Every time I try to make this point on a thread it gets swept away under ‘hungry kids’, ‘starving kids’, sad faces and highly emotive language.
Sometimes, well meaning schemes can actually be anything but.
To look at this less emotively than ‘evil tories’, the conservative view of the world tends towards a small state, minimal interference. That’s not quite where I am. But I do believe that for the most part people have the right to raise their children as they see fit.
Now sometimes that inevitably means a parent might do something that some of you deem ‘wrong’: they might teach their child about a religion you don’t believe in or they might be stricter than you or more liberal than you. But families are what society is structured on and too much interference isn’t good.

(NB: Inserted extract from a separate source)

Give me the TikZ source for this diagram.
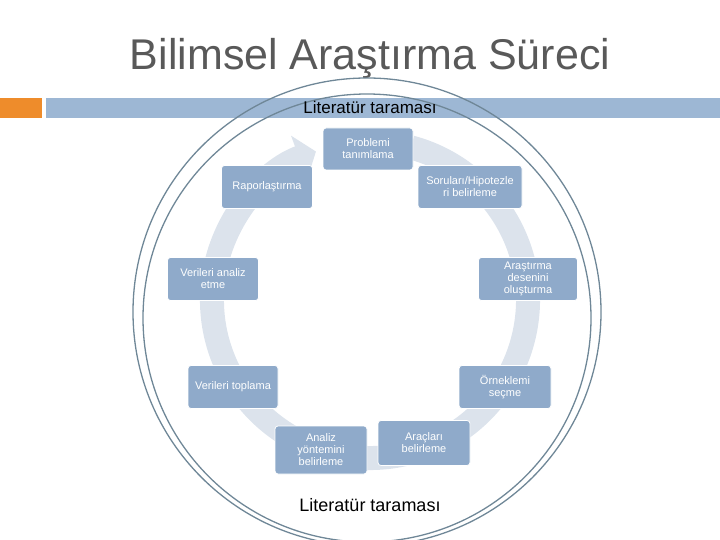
\documentclass[tikz,border=0pt]{standalone}
\usepackage{fontspec}
\setmainfont{Liberation Sans}
\usetikzlibrary{arrows.meta}
\definecolor{boxc}{HTML}{8FAACA}
\definecolor{ringc}{HTML}{DCE3EC}
\definecolor{barc}{HTML}{9DB7D4}
\definecolor{linec}{HTML}{6F8797}
\tikzset{x=1pt,y=-1pt,
 stepbox/.style={draw=white,line width=0.8pt,fill=boxc,rounded corners=3pt,text=white,align=center,font=\fontsize{11}{12}\selectfont,inner sep=2pt}}
\begin{document}
\begin{tikzpicture}
\useasboundingbox (0,0) rectangle (720,540);
\node[text=black!65,font=\fontsize{43}{46}\selectfont] (title) at (370,58) {Bilimsel Araştırma Süreci};
\fill[orange!70!brown!90] (0,98) rectangle (42,118);
\fill[barc] (46,98) rectangle (720,118);
% circles
\draw[linec,line width=1.3pt] (367,312) circle (234);
\draw[linec,line width=1.3pt] (367,318) circle (224);
% ring arrow
\draw[ringc,line width=24pt,-{Triangle[length=18pt 0 0,width=46pt 0 0]}] (370,300) ++(-75:158) arc[start angle=-75,end angle=250,radius=158];
\node[font=\fontsize{17}{19}\selectfont] (lit1) at (370,107) {Literatür taraması};
\node[stepbox,minimum width=90pt,minimum height=42pt] (p1) at (368,149) {Problemi\\tanımlama};
\node[stepbox,minimum width=104pt,minimum height=43pt] (p2) at (470,187) {Soruları/Hipotezle\\ri belirleme};
\node[stepbox,minimum width=99pt,minimum height=43pt] (p3) at (528,279) {Araştırma\\desenini\\oluşturma};
\node[stepbox,minimum width=92pt,minimum height=43pt] (p4) at (505,387) {Örneklemi\\seçme};
\node[stepbox,minimum width=92pt,minimum height=45pt] (p5) at (424,443) {Araçları\\belirleme};
\node[stepbox,minimum width=92pt,minimum height=48pt] (p6) at (321,450) {Analiz\\yöntemini\\belirleme};
\node[stepbox,minimum width=90pt,minimum height=43pt] (p7) at (233,387) {Verileri toplama};
\node[stepbox,minimum width=91pt,minimum height=43pt] (p8) at (213,279) {Verileri analiz\\etme};
\node[stepbox,minimum width=91pt,minimum height=43pt] (p9) at (267,187) {Raporlaştırma};
\node[font=\fontsize{18}{20}\selectfont,fill=white,inner sep=1pt] (lit2) at (370,505) {Literatür taraması};
\end{tikzpicture}
\end{document}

I have spent years teaching in an area that is generally considered to be ‘deprived.’ I know there’s not a lot of money and I know a lot of the children come from families who will have really struggled over lockdown, it’s a tourist area. Looking down my Y8 class register I can see 6 kids who aren’t PP.
Their parents still really love their kids.
So they might eat what some MNetters would deem a ‘poor diet.’ Probably too much fat and sugar and not enough complex carbs and fresh veg.
IMO it isn’t the FSM vouchers that are needed. The biggie is debt tbh. Christmas comes, because these parents are automatically neglectful because you know ... benefits, must be, or something ... are desperate for their kids to have a good Christmas and they will overspend. And get into debt to fund this. Local high street is sinking under the weight of pawn shops, gambling dens, those short term loan places.
IME a parent who ‘won’t provide meals for their child’ (which incidentally is rather more respectful than ‘feed their kid’) is a rare breed and TBH if a child is starving, as in, there was no dinner last night and no breakfast the following morning, some sort of intervention is needed. But it’s unusual.
Mostly parents will do anything to avoid their kid missing out, they’ll go hungry themselves or get into debt.
Whatever some of you want to think, these aren’t Victorian times. We are in the 21st century and we have a 21st century set of problems and sue me but I agree with BB. I think the hysteria over these vouchers utterly misses the point and the money would be better spent elsewhere.